For example, if a 400psig test was being conducted on a 20" Sch40 Carbon pipe, using water as a test medium, what would be a safe distance to work away from the pipe bing tested? 10' for every 100psig? I have looked through countless references, but cannot find any solid answers, only the grey areas. If anyone could give me guidance, it would be greatly appreciated.
(Mechanical)
6 Sep 08 20:51if it is a good hydrotest, with no trapped air, a few feet should suffice as long as they don't look at flange gaskets.
(Materials)
6 Sep 08 21:43I concur with the above post, but would like to add a little, don't stand under the line or if has a lot cold spring pulled in it a move back a couple of more feet.

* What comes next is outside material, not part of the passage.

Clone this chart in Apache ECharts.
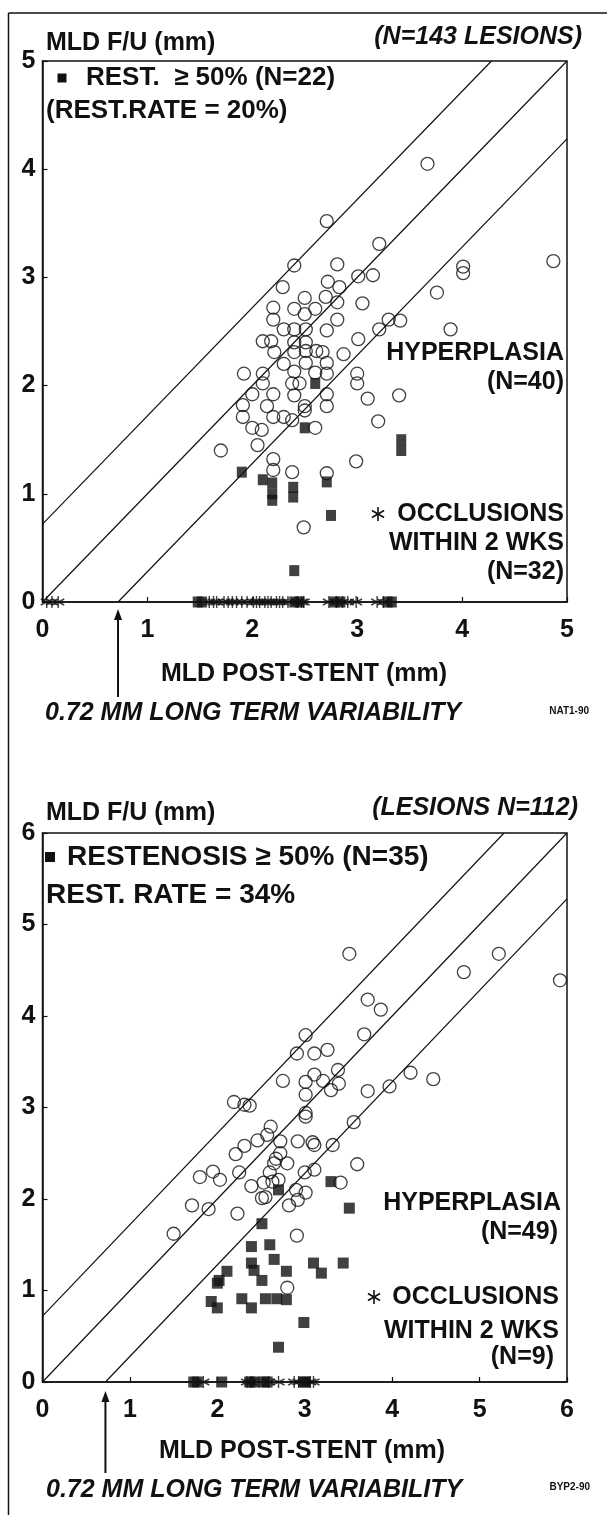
<!DOCTYPE html>
<html>
<head>
<meta charset="utf-8">
<script src="https://cdn.jsdelivr.net/npm/echarts@6/dist/echarts.min.js"></script>
<style>html,body{margin:0;padding:0;background:#fff}#c{width:607px;height:1515px}</style>
</head>
<body>
<div id="c"></div>
<script>
// ---------- DATA ----------
const variability = 0.72;
const lineOffsets = [variability, 0, -variability];

const topXTicks = ['0','1','2','3','4','5'];
const topYTicks = ['0','1','2','3','4','5'];
const botXTicks = ['0','1','2','3','4','5','6'];
const botYTicks = ['0','1','2','3','4','5','6'];

const topCircles = [
 [2.71,3.52],[2.40,3.11],[3.21,3.31],[2.29,2.91],[2.81,3.12],[2.72,2.96],[2.83,2.91],[3.01,3.01],[3.15,3.02],[2.50,2.81],
 [2.70,2.82],[2.81,2.77],[3.05,2.76],[2.20,2.72],[2.40,2.71],[2.60,2.71],[2.50,2.66],[2.20,2.61],[2.81,2.61],[3.30,2.61],
 [2.30,2.52],[2.40,2.52],[2.51,2.52],[2.71,2.51],[3.21,2.52],[3.01,2.43],[2.10,2.41],[2.18,2.41],[2.40,2.40],[2.51,2.40],
 [2.21,2.31],[2.40,2.31],[2.51,2.32],[2.61,2.32],[2.67,2.31],[2.87,2.29],[2.30,2.20],[2.51,2.21],[2.71,2.21],[1.92,2.11],
 [2.10,2.11],[2.40,2.13],[2.60,2.12],[2.71,2.11],[3.00,2.11],[2.38,2.02],[2.45,2.02],[2.10,2.02],[3.00,2.02],[2.00,1.92],
 [2.20,1.92],[2.40,1.91],[2.71,1.92],[3.10,1.88],[1.91,1.82],[2.14,1.81],[2.50,1.81],[2.50,1.77],[2.71,1.81],[1.91,1.71],
 [2.20,1.71],[2.30,1.71],[2.38,1.68],[3.20,1.67],[2.00,1.61],[2.09,1.59],[2.60,1.61],[1.70,1.40],[2.05,1.45],[2.20,1.32],
 [2.99,1.30],[2.20,1.22],[2.38,1.20],[2.71,1.19],[3.67,4.05],[4.01,3.10],[4.01,3.04],[3.76,2.86],[4.87,3.15],[3.41,2.60],
 [3.89,2.52],[3.40,1.91],[2.49,0.69]
];
const topRestenosis = [
 [2.60,2.02],[2.50,1.61],[1.90,1.20],[2.10,1.13],[2.19,1.10],[2.19,1.00],[2.19,0.94],[2.39,1.06],[2.39,0.97],[2.71,1.11],
 [2.75,0.80],[2.40,0.29],[3.42,1.50],[3.42,1.40],
 [1.48,0],[1.52,0],[2.40,0],[2.45,0],[2.78,0],[2.84,0],[3.29,0],[3.33,0]
];
const topOcclusionX = [0.04,0.09,0.15,1.59,1.63,1.66,1.73,1.77,1.81,1.85,1.90,1.95,2.01,2.04,2.07,2.12,
 2.15,2.18,2.23,2.26,2.29,2.34,2.43,2.47,2.49,2.73,2.80,2.86,2.91,2.99,3.19,3.25];

const botCircles = [
 [3.51,4.68],[3.01,3.79],[2.91,3.59],[3.11,3.59],[3.26,3.63],[3.68,3.80],[3.72,4.18],[3.87,4.07],[4.82,4.48],[5.22,4.68],
 [5.92,4.39],[3.72,3.18],[3.97,3.23],[4.21,3.38],[4.47,3.31],[2.75,3.29],[3.01,3.28],[3.11,3.36],[3.21,3.29],[3.38,3.41],
 [3.39,3.26],[3.30,3.19],[3.01,3.14],[2.19,3.06],[2.31,3.03],[2.37,3.02],[3.01,2.94],[3.01,2.90],[3.56,2.84],[2.61,2.79],
 [2.57,2.70],[2.46,2.64],[2.72,2.63],[2.92,2.63],[3.09,2.62],[3.11,2.59],[3.32,2.59],[2.31,2.58],[2.21,2.49],[2.72,2.50],
 [2.67,2.44],[2.65,2.39],[2.80,2.39],[3.60,2.38],[1.80,2.24],[1.95,2.30],[2.03,2.21],[2.25,2.29],[2.60,2.29],[3.00,2.29],
 [3.11,2.32],[2.39,2.14],[2.53,2.18],[2.63,2.19],[2.70,2.21],[3.41,2.18],[2.90,2.10],[3.01,2.07],[2.51,2.01],[2.55,2.02],
 [2.82,1.93],[2.92,1.99],[1.71,1.93],[1.90,1.89],[2.23,1.84],[1.50,1.62],[2.91,1.60],[2.80,1.03]
];
const botRestenosis = [
 [2.70,2.10],[3.30,2.19],[2.51,1.73],[3.51,1.90],[2.39,1.48],[2.60,1.50],[2.65,1.34],[2.39,1.30],[2.42,1.22],[2.11,1.21],
 [2.02,1.11],[2.00,1.08],[2.51,1.11],[2.79,1.21],[3.10,1.30],[3.19,1.19],[3.44,1.30],[1.93,0.88],[2.00,0.81],[2.28,0.91],
 [2.39,0.81],[2.55,0.91],[2.68,0.91],[2.79,0.90],[2.99,0.65],[2.70,0.38],
 [1.73,0],[1.77,0],[2.05,0],[2.37,0],[2.42,0],[2.53,0],[2.57,0],[2.99,0],[3.01,0]
];
const botOcclusionX = [1.84,2.34,2.39,2.59,2.70,2.88,2.93,3.06,3.10];

// ---------- STYLE / LAYOUT ----------
const FONT = '"Liberation Sans", Arial, Helvetica, sans-serif';
const BLACK = '#111';
const AST = 'path://M5,0 L5,10 M0.67,2.5 L9.33,7.5 M0.67,7.5 L9.33,2.5';

function diagLines(maxV){
  return lineOffsets.map(o=>{
    const p1 = o>=0 ? [0,o] : [-o,0];
    const p2 = o>=0 ? [maxV-o,maxV] : [maxV,maxV+o];
    return [p1,p2];
  });
}

function axisPair(idx, maxV, xt, yt){
  const common = {
    gridIndex: idx, type:'value', min:0, max:maxV, interval:1,
    axisLine:{show:true,lineStyle:{color:BLACK,width:1.5}},
    axisTick:{show:true,inside:true,length:5,lineStyle:{color:BLACK,width:1.2}},
    splitLine:{show:false},
  };
  return {
    x: Object.assign({}, common, {axisLabel:{color:BLACK,fontSize:25,fontWeight:'bold',fontFamily:FONT,margin:16,
         formatter:v=>xt[Math.round(v)]}}),
    y: Object.assign({}, common, {axisLabel:{color:BLACK,fontSize:25,fontWeight:'bold',fontFamily:FONT,margin:7,
         formatter:v=>yt[Math.round(v)]}})
  };
}

const A0 = axisPair(0,5,topXTicks,topYTicks);
const A1 = axisPair(1,6,botXTicks,botYTicks);

function scatterSeries(idx, circles, rest, occX, sq){
  return [
    {type:'scatter', xAxisIndex:idx, yAxisIndex:idx, data:circles, symbol:'circle', symbolSize:13, clip:false, silent:true,
      itemStyle:{color:'rgba(0,0,0,0)', borderColor:BLACK, borderWidth:1.3}, z:3},
    {type:'scatter', xAxisIndex:idx, yAxisIndex:idx, data:rest, symbol:'rect', symbolSize:sq, clip:false, silent:true,
      itemStyle:{color:BLACK}, z:4},
    {type:'scatter', xAxisIndex:idx, yAxisIndex:idx, data:occX.map(x=>[x,0]), symbol:AST, symbolSize:12, clip:false, silent:true,
      itemStyle:{color:'rgba(0,0,0,0)', borderColor:BLACK, borderWidth:1.4}, z:5}
  ];
}
function lineSeries(idx, maxV){
  return diagLines(maxV).map(d=>({type:'line', xAxisIndex:idx, yAxisIndex:idx, data:d, symbol:'none', silent:true,
     lineStyle:{color:BLACK,width:1.2}, z:2}));
}

const chart = echarts.init(document.getElementById('c'), null, {renderer:'canvas'});
chart.setOption({
  animation:false,
  backgroundColor:'#fff',
  grid:[
    {left:42.5, top:61, width:524.5, height:541, show:true, borderColor:BLACK, borderWidth:1.5},
    {left:42.5, top:833, width:524.5, height:549, show:true, borderColor:BLACK, borderWidth:1.5}
  ],
  xAxis:[A0.x, A1.x],
  yAxis:[A0.y, A1.y],
  series:[].concat(lineSeries(0,5), scatterSeries(0,topCircles,topRestenosis,topOcclusionX,[10,11]),
                   lineSeries(1,6), scatterSeries(1,botCircles,botRestenosis,botOcclusionX,[11,11]))
});

// ---------- TEXT / ANNOTATIONS ----------
function txt(text, x, y, opt){
  opt = opt||{};
  return {type:'text', x:x, y:y, silent:true, z:10, style:{text:text, fill:BLACK,
    fontSize:opt.size||25, fontWeight:opt.weight||'bold', fontStyle:opt.style||'normal', fontFamily:FONT,
    align:opt.align||'left', verticalAlign:'middle'}};
}
const R = {align:'right'}, C = {align:'center'};
function ln(x1,y1,x2,y2,w){
  return {type:'line', silent:true, z:10, shape:{x1:x1,y1:y1,x2:x2,y2:y2}, style:{stroke:BLACK,lineWidth:w||1.6}};
}
function astIcon(cx, cy, r){
  const a = r*0.866, b = r*0.5;
  return [ln(cx,cy-r,cx,cy+r), ln(cx-a,cy-b,cx+a,cy+b), ln(cx-a,cy+b,cx+a,cy-b)];
}
function sqIcon(x, y, s){
  return {type:'rect', silent:true, z:10, shape:{x:x-s/2,y:y-s/2,width:s,height:s}, style:{fill:BLACK}};
}
function arrow(x, y1, y2){
  return [
    ln(x, y1+8, x, y2, 2),
    {type:'polygon', silent:true, z:10, shape:{points:[[x,y1],[x-4,y1+11],[x+4,y1+11]]}, style:{fill:BLACK}}
  ];
}

const ax0 = chart.convertToPixel({gridIndex:0}, [variability,0])[0];
const ax1 = chart.convertToPixel({gridIndex:1}, [variability,0])[0];

const g = [
  ln(8.5,13,8.5,1515,1.5),
  ln(8.5,13,607,13,1.5),
  // top panel
  txt('MLD F/U (mm)', 46, 43),
  txt('(N=143 LESIONS)', 582, 37, {style:'italic', align:'right'}),
  sqIcon(62, 78, 9),
  txt('REST.  \u2265 50% (N=22)', 86, 78, {size:26}),
  txt('(REST.RATE = 20%)', 46, 111, {size:26}),
  txt('HYPERPLASIA', 564, 353, R),
  txt('(N=40)', 564, 382, R),
  txt('OCCLUSIONS', 564, 514, R),
  txt('WITHIN 2 WKS', 564, 543, R),
  txt('(N=32)', 564, 572, R),
  txt('MLD POST-STENT (mm)', 304, 674, C),
  txt('0.72 MM LONG TERM VARIABILITY', 45, 713, {style:'italic'}),
  txt('NAT1-90', 589, 711, {size:10, align:'right'}),
  // bottom panel
  txt('MLD F/U (mm)', 46, 813),
  txt('(LESIONS N=112)', 578, 808, {style:'italic', align:'right'}),
  sqIcon(50, 857, 10),
  txt('RESTENOSIS \u2265 50% (N=35)', 67, 857, {size:28}),
  txt('REST. RATE = 34%', 46, 895, {size:28}),
  txt('HYPERPLASIA', 561, 1203, R),
  txt('(N=49)', 558, 1232, R),
  txt('OCCLUSIONS', 559, 1297, R),
  txt('WITHIN 2 WKS', 559, 1331, R),
  txt('(N=9)', 554, 1357, R),
  txt('MLD POST-STENT (mm)', 302, 1451, C),
  txt('0.72 MM LONG TERM VARIABILITY', 46, 1490, {style:'italic'}),
  txt('BYP2-90', 590, 1487, {size:10, align:'right'})
].concat(astIcon(378, 514, 7), astIcon(374, 1297, 7), arrow(ax0, 609, 697), arrow(ax1, 1391, 1473));

chart.setOption({graphic: g});
</script>
</body>
</html>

When I first got into the industry it customary to hit the welds in pipe and vessels with a 16 lb hammer except when the temperature was near 40F. It was normally hit twice, once at half pressure and again at full pressure.
(Mechanical)
(OP)
7 Sep 08 03:19That is what I suspected, however, I can't find anything in a reference manual, code, standard or regulation anywhere that gives even a guideline to go by for Hydro, or even a good formula that would show how rapidly the pressure would drop should a side wall rupture occur.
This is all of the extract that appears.